The Mars Volta has influences all my writing recently. Musically and lyrically. Each one of their songs is stuffed with pure performance, musical genius, and trashing energy. Many people just see them as a punk jam band with little influence or constructive talent. Its true if you look them up on you-tube most of what you see is 7-8 guys spazzing on their instruments for a long time. Sometimes their entire set-list has been just one or two songs dragged out 45 minutes to an hour.



I applaud if you watched the whole thing




You see them live and they are out of control. what they planned to play on the set list is tossed out the window. Bridges turn into elaborate epics of noises on solos on riffs on licks on distortion. It takes a fast ear and head to keep up. During this next song, they cut to a 29/16 timed bridge out of nowhere. It is all improvisation until they break into the next song. They later recorded this in a song called "Cygnus... Vismund Cygnus".



The next studio performance is the closest thing on the internet of them under control. Unless you rip an mp3 of their actual studio work.


This is them playing structured, written out material.

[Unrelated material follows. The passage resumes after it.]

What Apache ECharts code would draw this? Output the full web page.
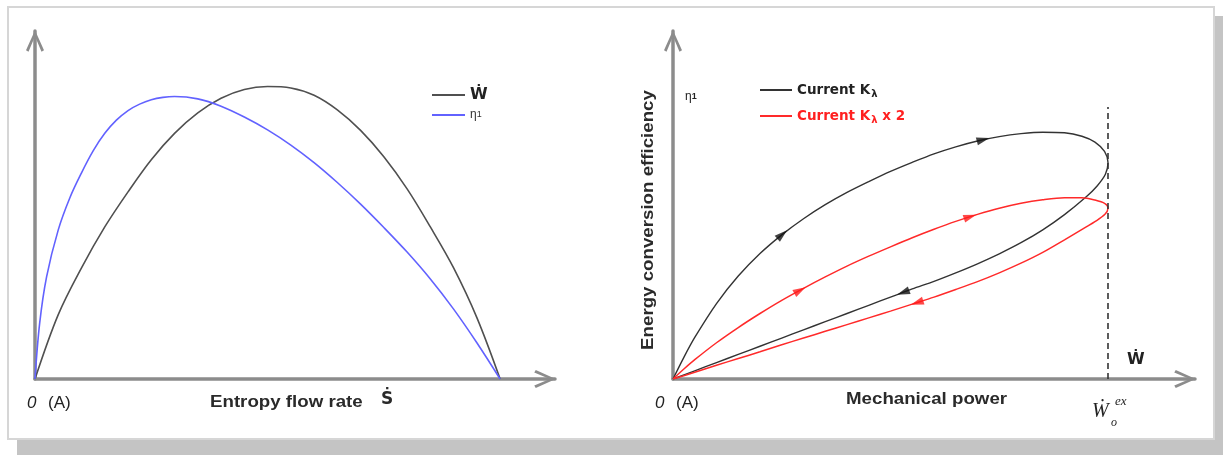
<!DOCTYPE html>
<html><head><meta charset="utf-8">
<script src="https://cdn.jsdelivr.net/npm/echarts@6/dist/echarts.min.js"></script>
<style>html,body{margin:0;padding:0;background:#fff;}#c{width:1223px;height:455px;}</style>
</head><body><div id="c"></div>
<script>
// ---------- Left panel: curves vs entropy flow rate (arbitrary units) ----------
const powerCurve = [[0,0],[5,22],[10,38],[15,52],[20,64],[25,75],[30,84],[35,91],[40,96],[45,99],[50,100],[55,99.5],[60,97],[65,92],[70,85],[75,76],[80,65],[85,52],[90,38],[95,21],[100,0]];
const efficiencyCurve = [[0,0],[1,19],[2.5,35],[5,51],[7.5,62],[10,70.5],[12.5,78],[15,84],[17.5,88.5],[20,91.8],[22.5,94],[25,95.5],[27.5,96.3],[30,96.6],[35,95.8],[40,93.3],[45,89.6],[50,85.2],[55,80],[60,74],[65,67.2],[70,59.8],[75,51.8],[80,43.4],[85,34.2],[90,23.9],[95,12.4],[100,0]];
const leftNames = ['Ẇ', 'η1'];

// ---------- Right panel: efficiency vs mechanical power loops ----------
const loopK = [[0,0],[2.5,7.4],[5,14.2],[10,25.8],[15,35.2],[20,42.9],[25,49.3],[30,54.8],[35,59.6],[40,63.8],[45,67.5],[50,71],[55,74.1],[60,77],[65,79.4],[70,81.4],[75,82.9],[80,83.9],[85,84.4],[90,84.2],[94,83],[97,81],[99.2,77.8],[100,74],
  [99.4,70],[97.5,66],[95,62.3],[90,56.2],[85,51],[80,46.6],[75,42.8],[70,39.4],[65,36.3],[60,33.4],[55,30.8],[50,28],[45,25.2],[40,22.4],[35,19.6],[30,16.8],[25,14],[20,11.2],[15,8.4],[10,5.6],[5,2.8],[0,0]];
const loopK2 = [[0,0],[2.5,3.4],[5,6.6],[10,12.4],[15,17.6],[20,22.4],[25,26.9],[30,31],[35,34.9],[40,38.6],[45,42],[50,45.2],[55,48.3],[60,51.2],[65,53.9],[70,56.3],[75,58.4],[80,60.1],[85,61.3],[90,62],[94,62],[97,61.2],[99.3,60],[100,58.5],
  [99.3,56.3],[97,53.8],[95,52],[90,47.6],[85,43.3],[80,39.6],[75,36.3],[70,33.3],[65,30.6],[60,28],[55,25.6],[50,23.2],[45,20.9],[40,18.6],[35,16.3],[30,14],[25,11.7],[20,9.3],[15,7],[10,4.7],[5,2.3],[0,0]];
const arrowsK = [[25.1,49.4],[71.3,81.8],[52.9,29.6]];
const arrowsK2 = [[29.2,30.3],[68.3,55.5],[56.1,26.1]];
const criticalPower = [[100,0],[100,93]];
const rightNames = ['Current Kλ', 'Current Kλ x 2'];

// styles
const arrowRotK = [-49, -75, 110];
const arrowRotK2 = [-61, -72, 108];
const AX = '#8c8c8c';
const chevron = 'path://M9,0 L18,20 L15.5,21.5 L9,6 L2.5,21.5 L0,20 Z';
const SANS = '"Liberation Sans", Arial, sans-serif';
const DJ = '"DejaVu Sans", sans-serif';
const NARROW = '"Liberation Sans Narrow", "Liberation Sans", sans-serif';

function axis(gi, max) {
  return {
    type: 'value', gridIndex: gi, min: 0, max: max,
    axisLine: { show: true, onZero: false, lineStyle: { color: AX, width: 3.5 },
      symbol: ['none', chevron], symbolSize: [18, 21.5], symbolOffset: [0, -10] },
    axisTick: { show: false }, axisLabel: { show: false }, splitLine: { show: false }
  };
}

const chart = echarts.init(document.getElementById('c'), null, { renderer: 'canvas' });

function txt(x, y, text, font, fill, extra) {
  return Object.assign({ type: 'text', x: x, y: y, z: 50,
    style: { text: text, font: font, fill: fill || '#222', verticalAlign: 'middle', align: 'left' } }, extra || {});
}

chart.setOption({
  animation: false,
  backgroundColor: '#ffffff',
  grid: [
    { left: 35, top: 31, width: 520, height: 348 },
    { left: 673, top: 31, width: 522, height: 348 }
  ],
  xAxis: [axis(0, 111.8), axis(1, 120)],
  yAxis: [axis(0, 119), axis(1, 119)],
  legend: [
    { data: leftNames, left: 427, top: 80, orient: 'vertical', icon: 'rect', itemWidth: 33, itemHeight: 2, itemGap: 0,
      selectedMode: false,
      formatter: n => n === 'η1' ? '{g|η}{s|1}' : '{w|Ẇ}',
      textStyle: { lineHeight: 20, color: '#222', rich: {
        w: { fontFamily: DJ, fontWeight: 'bold', fontSize: 16, color: '#222' },
        g: { fontFamily: SANS, fontSize: 12, color: '#333' },
        s: { fontFamily: SANS, fontSize: 9, color: '#333' } } } },
    { data: rightNames, left: 755, top: 72, orient: 'vertical', icon: 'rect', itemWidth: 32, itemHeight: 2, itemGap: 0,
      selectedMode: false,
      formatter: n => n === 'Current Kλ' ? '{t|Current K}{l|λ}' : '{r|Current K}{rl|λ}{r| x 2}',
      textStyle: { lineHeight: 26, rich: {
        t: { fontFamily: DJ, fontWeight: 'bold', fontSize: 13.5, color: '#222' },
        l: { fontFamily: DJ, fontWeight: 'bold', fontSize: 10, color: '#222', padding: [9, 0, 0, 1] },
        r: { fontFamily: DJ, fontWeight: 'bold', fontSize: 13.5, color: '#ff2020' },
        rl: { fontFamily: DJ, fontWeight: 'bold', fontSize: 10, color: '#ff2020', padding: [9, 0, 0, 1] } } } }
  ],
  graphic: [
    { type: 'rect', z: -20, shape: { x: 17, y: 16, width: 1212, height: 445 }, style: { fill: '#c4c4c4' } },
    { type: 'rect', z: -19, shape: { x: 8, y: 7, width: 1206, height: 432 }, style: { fill: '#ffffff', stroke: '#d6d6d6', lineWidth: 2 } },
    // left panel texts
    txt(27, 403, '0', 'italic 17px ' + NARROW),
    txt(48, 403, '(A)', '17px ' + NARROW),
    txt(210, 402, 'Entropy flow rate', 'bold 17px ' + SANS, '#2a2a2a', { scaleX: 1.1 }),
    txt(381, 400, 'Ṡ', 'bold 17px ' + DJ, '#2a2a2a'),
    // right panel texts
    txt(655, 403, '0', 'italic 17px ' + NARROW),
    txt(676, 403, '(A)', '17px ' + NARROW),
    txt(846, 399, 'Mechanical power', 'bold 17px ' + SANS, '#2a2a2a', { scaleX: 1.1 }),
    txt(1127, 360, 'Ẇ', 'bold 16px ' + DJ, '#222'),
    txt(1092, 412, 'Ẇ', 'italic 20px "Liberation Serif", serif', '#222'),
    txt(1115, 402, 'ex', 'italic 13px "Liberation Serif", serif', '#222'),
    txt(1111, 423, 'o', 'italic 12px "Liberation Serif", serif', '#222'),
    { type: 'text', x: 685, y: 97, z: 50, style: { text: '{g|η}{s|1}', verticalAlign: 'middle', align: 'left',
        rich: { g: { font: '12px ' + SANS, fill: '#222' }, s: { font: 'bold 9px ' + SANS, fill: '#222' } } } },
    { type: 'text', x: 648, y: 220, z: 50, rotation: Math.PI / 2, scaleX: 1.1,
      style: { text: 'Energy conversion efficiency', font: 'bold 17px ' + SANS, fill: '#2a2a2a', align: 'center', verticalAlign: 'middle' } }
  ],
  series: [
    { type: 'line', name: leftNames[0], xAxisIndex: 0, yAxisIndex: 0, data: powerCurve, smooth: 0.35, showSymbol: false,
      color: '#505050', lineStyle: { width: 1.6, color: '#505050' } },
    { type: 'line', name: leftNames[1], xAxisIndex: 0, yAxisIndex: 0, data: efficiencyCurve, smooth: 0.35, showSymbol: false,
      color: '#6262ff', lineStyle: { width: 1.6, color: '#6262ff' } },
    { type: 'line', name: rightNames[0], xAxisIndex: 1, yAxisIndex: 1, data: loopK, smooth: 0.3, showSymbol: false,
      color: '#333333', lineStyle: { width: 1.4, color: '#333333' } },
    { type: 'line', name: rightNames[1], xAxisIndex: 1, yAxisIndex: 1, data: loopK2, smooth: 0.3, showSymbol: false,
      color: '#ff2a2a', lineStyle: { width: 1.5, color: '#ff2a2a' } },
    { type: 'scatter', xAxisIndex: 1, yAxisIndex: 1, symbol: 'triangle', symbolSize: [8, 13], z: 5,
      itemStyle: { color: '#111' }, data: arrowsK.map((p, i) => ({ value: p, symbolRotate: arrowRotK[i] })) },
    { type: 'scatter', xAxisIndex: 1, yAxisIndex: 1, symbol: 'triangle', symbolSize: [8, 13], z: 5,
      itemStyle: { color: '#ff1a1a' }, data: arrowsK2.map((p, i) => ({ value: p, symbolRotate: arrowRotK2[i] })) },
    { type: 'line', xAxisIndex: 1, yAxisIndex: 1, data: criticalPower, showSymbol: false, symbol: 'none',
      lineStyle: { color: '#333', width: 1.6, type: [6, 4] } }
  ]
});
</script></body></html>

When they went into the studio to record "Amputechture", none of the band-mates knew what they were going record but the guitarist, omar. He had written everything for every instrument in detail with no room for improvisation. He, like Frank Zappa, doesn't even perform in the studio. He has another guitarist learn the music to perform it on the album. Omar becomes a genius producer and composer in this sense. The musicians dont even listen to each-other's part. They perform what is written in front of them and dont ask questions. All the parts are later cut together like pbj. Simply, Omar knew what he wanted and how to achieve it. The only person that was aloud to listen to the songs in their entirety was Cedric, the vocalist. He writes the lyrics and melodies while he listens to the song.

It is so rare to find such extremes in music composition and prog-rock jamming in an alternative punk band. While jazz musicians accomplish this all the time, most bands will fall to one extreme or another by jamming to write (punk-pop, alternative), or stuffing their heads with sheet music (Commercial Jazz). I hope to eventually accomplish what omar has accomplished by mastering both respectable talents.